- Film poster
- Directed by: Alfred Santell
- Written by: Ernest Pascal
- Based on: The Book of Jack London by Charmian London
- Produced by: Samuel Bronston
- Starring: Michael O'Shea Susan Hayward Osa Massen
- Cinematography: John W. Boyle Lee Garmes
- Edited by: William H. Ziegler
- Music by: Fredric Efrem Rich
- Production company: Samuel Bronston Productions
- Distributed by: United Artists
- Release date: December 24, 1943;
- Running time: 94 minutes
- Country: United States
- Language: English
- Box office: over $900,000

= Jack London (film) =

1943 film by Alfred Santell

Jack London, also known as The Story of Jack London, is a 1943 American biographical film made by Samuel Bronston Productions and distributed by United Artists. It was directed by Alfred Santell and produced by Samuel Bronston with Joseph H. Nadel as associate producer, from a screenplay by Isaac Don Levine and Ernest Pascal based on the 1921 book The Book of Jack London by London's second wife, Charmian London.

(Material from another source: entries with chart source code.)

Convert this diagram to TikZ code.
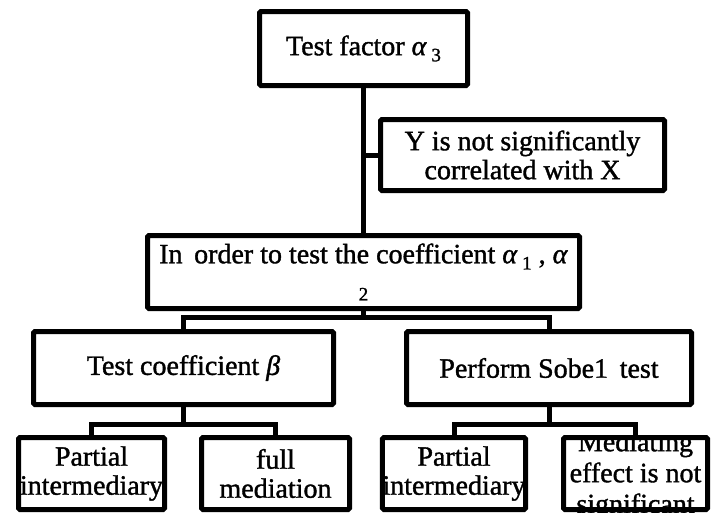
\documentclass[tikz,border=0pt]{standalone}
\usepackage{fontspec}
\setmainfont{Liberation Serif}[FakeBold=1.3]
\newcommand{\sbs}[1]{\raisebox{-0.22em}{\fontsize{19}{19}\selectfont #1}}
\begin{document}
\begin{tikzpicture}[x=1pt,y=-1pt,
  box/.style={draw=black, line width=5pt, rounded corners=1.5pt, inner sep=0pt, align=center, font=\fontsize{28}{29}\selectfont, text=black},
  txt/.style={inner sep=0pt, align=center, font=\fontsize{28}{31}\selectfont, text=black},
  conn/.style={draw=black, line width=5pt, line join=miter}]
\useasboundingbox (0,0) rectangle (713,514);
\fill[white] (0,0) rectangle (713,514);
% boxes
\node[box, minimum width=208pt, minimum height=74pt] (top) at (363.5,48.5) {Test factor \textit{α}\,\sbs{3}};
\node[box, minimum width=284pt, minimum height=71pt] (ybox) at (522.5,155) {Y is not significantly\\correlated with X};
\node[box, minimum width=432pt, minimum height=73pt] (mid) at (363.5,272) {In\, order to test the coefficient \textit{α}\,\sbs{1} , \textit{α}\\[2pt]\sbs{2}};
\node[box, minimum width=300pt, minimum height=73pt] (left2) at (183.5,368) {Test coefficient \textit{β}};
\node[box, minimum width=285pt, minimum height=73pt] (right2) at (549,368) {Perform Sobe1\, test};
\node[box, minimum width=146pt, minimum height=72pt] (b1) at (91.5,473.5) {Partial\\intermediary};
\node[box, minimum width=148pt, minimum height=72pt] (b2) at (275.5,473.5) {full\\mediation};
\node[box, minimum width=141pt, minimum height=72pt] (b3) at (454,473.5) {Partial\\intermediary};
\node[box, minimum width=144pt, minimum height=72pt] (b4) at (635.5,473.5) {};
\begin{scope}
  \clip (b4.south west) rectangle (b4.north east);
  \node[txt] (b4t) at ([yshift=-2pt]b4.center) {Mediating\\effect is not\\significant};
\end{scope}
% connectors
\draw[conn] (top.south) -- (mid.north);
\coordinate (j) at (363.5,155);
\draw[conn] (j) -- (ybox.west);
\draw[conn] (mid.south) -- ++(0,6.5) -| (left2.north);
\draw[conn] (mid.south) -- ++(0,6.5) -| (right2.north);
\draw[conn] (left2.south) -- ++(0,17) -| (b1.north);
\draw[conn] (left2.south) -- ++(0,17) -| (b2.north);
\draw[conn] (right2.south) -- ++(0,17) -| (b3.north);
\draw[conn] (right2.south) -- ++(0,17) -| (b4.north);
\end{tikzpicture}
\end{document}
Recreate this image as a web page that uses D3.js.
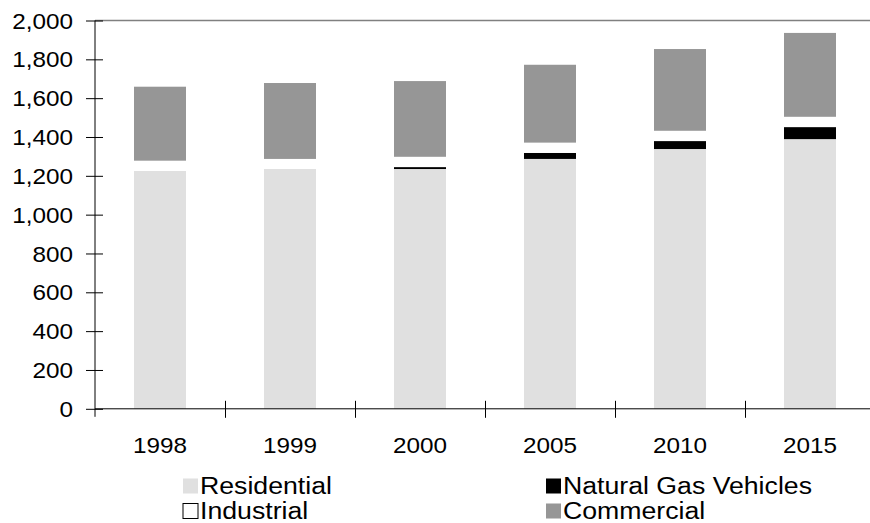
<!DOCTYPE html>
<html>
<head>
<meta charset="utf-8">
<script src="https://cdn.jsdelivr.net/npm/d3@7"></script>
<style>
  html, body { margin: 0; padding: 0; background: #fff; overflow: hidden; }
  svg { display: block; font-family: "Liberation Sans", Arial, sans-serif; }
</style>
</head>
<body>
<svg id="chart" width="870" height="523"></svg>
<script>
// ---- data ----
const years = ["1998", "1999", "2000", "2005", "2010", "2015"];
const residential = [1225, 1235, 1235, 1287, 1338, 1389];
const naturalGasVehicles = [0, 0, 10, 31, 41, 62];
const industrial = [53, 52, 53, 53, 53, 53];
const commercial = [381, 391, 390, 401, 421, 432];
const yTicks = [0, 200, 400, 600, 800, 1000, 1200, 1400, 1600, 1800, 2000];
const seriesNames = ["Residential", "Natural Gas Vehicles", "Industrial", "Commercial"];
const seriesColors = ["#e0e0e0", "#000000", "#ffffff", "#969696"];

// ---- layout ----
const plotLeft = 95, plotTop = 20.5, plotW = 780, plotH = 388.3;
const axisFont = 21.5, axisStretch = 1.13;
const legendFont = 23, legendStretch = 1.16;

const svg = d3.select("#chart");

const rows = years.map((yr, i) => ({
  year: yr,
  "Residential": residential[i],
  "Natural Gas Vehicles": naturalGasVehicles[i],
  "Industrial": industrial[i],
  "Commercial": commercial[i]
}));
const stacked = d3.stack().keys(seriesNames)(rows);

const x = d3.scaleBand().domain(years).range([plotLeft, plotLeft + plotW])
  .paddingInner(0.6).paddingOuter(0.3);
const xEdge = d3.scaleLinear().domain([0, years.length]).range([plotLeft, plotLeft + plotW]);
const y = d3.scaleLinear().domain([0, 2000]).range([plotTop + plotH, plotTop]);
const color = d3.scaleOrdinal().domain(seriesNames).range(seriesColors);

// plot area top border
svg.append("line")
  .attr("x1", plotLeft).attr("x2", plotLeft + plotW)
  .attr("y1", y(2000)).attr("y2", y(2000))
  .attr("stroke", "#808080").attr("stroke-width", 1.5);

// bars
svg.append("g").selectAll("g").data(stacked).join("g")
  .attr("fill", d => color(d.key))
  .selectAll("rect").data(d => d).join("rect")
  .attr("x", d => x(d.data.year))
  .attr("width", x.bandwidth())
  .attr("y", d => y(d[1]))
  .attr("height", d => y(d[0]) - y(d[1]));

// y axis
const yAxis = svg.append("g").attr("transform", `translate(${plotLeft},0)`)
  .call(d3.axisLeft(y).tickValues(yTicks).tickFormat(d3.format(",")).tickSize(9));
yAxis.select(".domain").attr("d", `M0,${y(2000)}V${y(0) + 8}`).attr("stroke", "#000");
yAxis.selectAll(".tick line").attr("x1", 8).attr("x2", -9).attr("stroke", "#000");
yAxis.selectAll(".tick text")
  .attr("x", 0).attr("dy", "0.35em")
  .attr("transform", `translate(-22,0) scale(${axisStretch},1)`)
  .attr("font-size", axisFont).attr("fill", "#000")
  .attr("font-family", "Liberation Sans, Arial, sans-serif");

// x axis: boundary ticks (cross)
const xAxisTicks = svg.append("g").attr("transform", `translate(0,${y(0)})`)
  .call(d3.axisBottom(xEdge).tickValues(d3.range(1, years.length + 1)).tickFormat("").tickSize(8));
xAxisTicks.select(".domain").attr("d", `M${plotLeft},0H${plotLeft + plotW}`).attr("stroke", "#000");
xAxisTicks.selectAll(".tick line").attr("y1", -8).attr("y2", 9).attr("stroke", "#000");

// x labels at category centers
const xLabels = svg.append("g").attr("transform", `translate(0,${y(0)})`)
  .call(d3.axisBottom(x).tickSize(0));
xLabels.select(".domain").remove();
xLabels.selectAll(".tick text")
  .attr("y", 0).attr("dy", 0)
  .attr("transform", `translate(0,44) scale(${axisStretch},1)`)
  .attr("font-size", axisFont).attr("fill", "#000")
  .attr("font-family", "Liberation Sans, Arial, sans-serif");

// legend
const legendItems = [
  { name: "Residential", col: 0, row: 0 },
  { name: "Natural Gas Vehicles", col: 1, row: 0 },
  { name: "Industrial", col: 0, row: 1 },
  { name: "Commercial", col: 1, row: 1 }
];
const legendX = [183, 546], legendY = [486, 511];
const leg = svg.append("g").selectAll("g").data(legendItems).join("g")
  .attr("transform", d => `translate(${legendX[d.col]},${legendY[d.row]})`);
leg.append("rect")
  .attr("x", 0).attr("y", -7.5).attr("width", 15).attr("height", 15)
  .attr("fill", d => color(d.name))
  .attr("stroke", d => d.name === "Industrial" ? "#000" : "none")
  .attr("stroke-width", 1);
leg.append("text")
  .attr("transform", `translate(17,0) scale(${legendStretch},1)`)
  .attr("dy", "0.35em")
  .attr("font-size", legendFont).attr("fill", "#000")
  .text(d => d.name);
</script>
</body>
</html>
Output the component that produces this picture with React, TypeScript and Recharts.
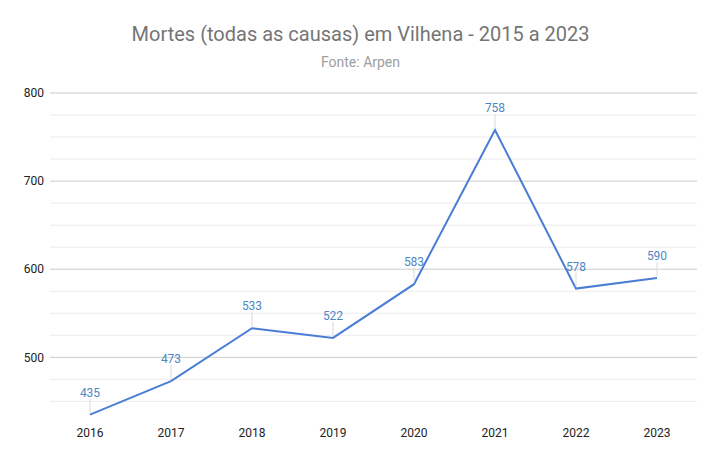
import { LineChart, Line, XAxis, YAxis, ReferenceLine, LabelList } from 'recharts';

const years = ['2016', '2017', '2018', '2019', '2020', '2021', '2022', '2023'];
const deaths = [435, 473, 533, 522, 583, 758, 578, 590];
const yTicks = [500, 600, 700, 800];
const minorGrid = [450, 475, 525, 550, 575, 625, 650, 675, 725, 750, 775];

const data = years.map((year, i) => ({ year, deaths: deaths[i] }));

const ValueLabel = (props: any) => {
  const { x, y, value } = props;
  return (
    <g>
      <line x1={x} y1={y - 2} x2={x} y2={y - 16} stroke="#d9d9d9" strokeWidth={1} />
      <text x={x} y={y - 22} textAnchor="middle" dominantBaseline="central" fill="#4f86c6" fontSize={12}>
        {value}
      </text>
    </g>
  );
};

export default function App() {
  return (
    <div style={{ position: 'absolute', left: 0, top: 0, width: 721, height: 462, background: '#fff', fontFamily: 'Roboto, Arial, sans-serif' }}>
      <div style={{ position: 'absolute', top: 22, width: 721, textAlign: 'center', fontSize: 20, color: '#757575' }}>
        Mortes (todas as causas) em Vilhena - 2015 a 2023
      </div>
      <div style={{ position: 'absolute', top: 54, width: 721, textAlign: 'center', fontSize: 14, color: '#9e9e9e' }}>
        Fonte: Arpen
      </div>
      <LineChart width={721} height={462} data={data} margin={{ top: 93, right: 24, bottom: 13, left: 0 }}>
        {minorGrid.map((v) => (
          <ReferenceLine key={'m' + v} y={v} stroke="#ececec" strokeWidth={1} />
        ))}
        {yTicks.map((v) => (
          <ReferenceLine key={'t' + v} y={v} stroke="#cccccc" strokeWidth={1} />
        ))}
        <XAxis
          dataKey="year"
          height={30}
          padding={{ left: 40, right: 40 }}
          axisLine={false}
          tickLine={false}
          tickSize={0}
          tickMargin={9}
          tick={{ fill: '#222', fontSize: 12 }}
        />
        <YAxis
          width={50}
          domain={[430, 800]}
          ticks={yTicks}
          allowDataOverflow
          axisLine={false}
          tickLine={false}
          tickSize={0}
          tickMargin={6}
          tick={{ fill: '#222', fontSize: 12 }}
        />
        <Line
          type="linear"
          dataKey="deaths"
          stroke="#4a7dd4"
          strokeWidth={2}
          dot={false}
          activeDot={false}
          isAnimationActive={false}
        >
          <LabelList dataKey="deaths" content={ValueLabel} />
        </Line>
      </LineChart>
    </div>
  );
}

The film starred Michael O'Shea as Jack London and Susan Hayward with Osa Massen, Harry Davenport, Frank Craven and Virginia Mayo.

==Plot==

The film follows scenes from the life of the writer-adventurer Jack London (Michael O'Shea, who somewhat resembled London) who was, among other things, oyster pirate, hobo, sailor, prospector and war correspondent. The film begins and ends with footage from 1943 of the launch of the Liberty ship Jack London. In Oakland in 1890, after an accident involving a female colleague at the factory where he works, the young London quits and borrows money to buy a boat in which to illegally harvest oysters. The boat is soon impounded by police, one of his partners killed, and he is left without means. London signs on as an able seaman on a five-month trip to the Bering Sea, during which he begins to write. A brief stay at university proves frustrating as his stories are dismissed as "raw" despite London's defence of them as observed occurrences. He moves to the Yukon where he writes a story about a bar singer. Snowed in for months he writes Call of the Wild, which he sells to a publisher, who compares him to Rudyard Kipling, one of London's idols. The publisher introduces him to Charmian Kittredge (Susan Hayward). By the turn of the century London's career has taken off. He is asked by a newspaper to cover the Boer War, but on arrival at Plymouth, the war has already ended. London returns to Charmian.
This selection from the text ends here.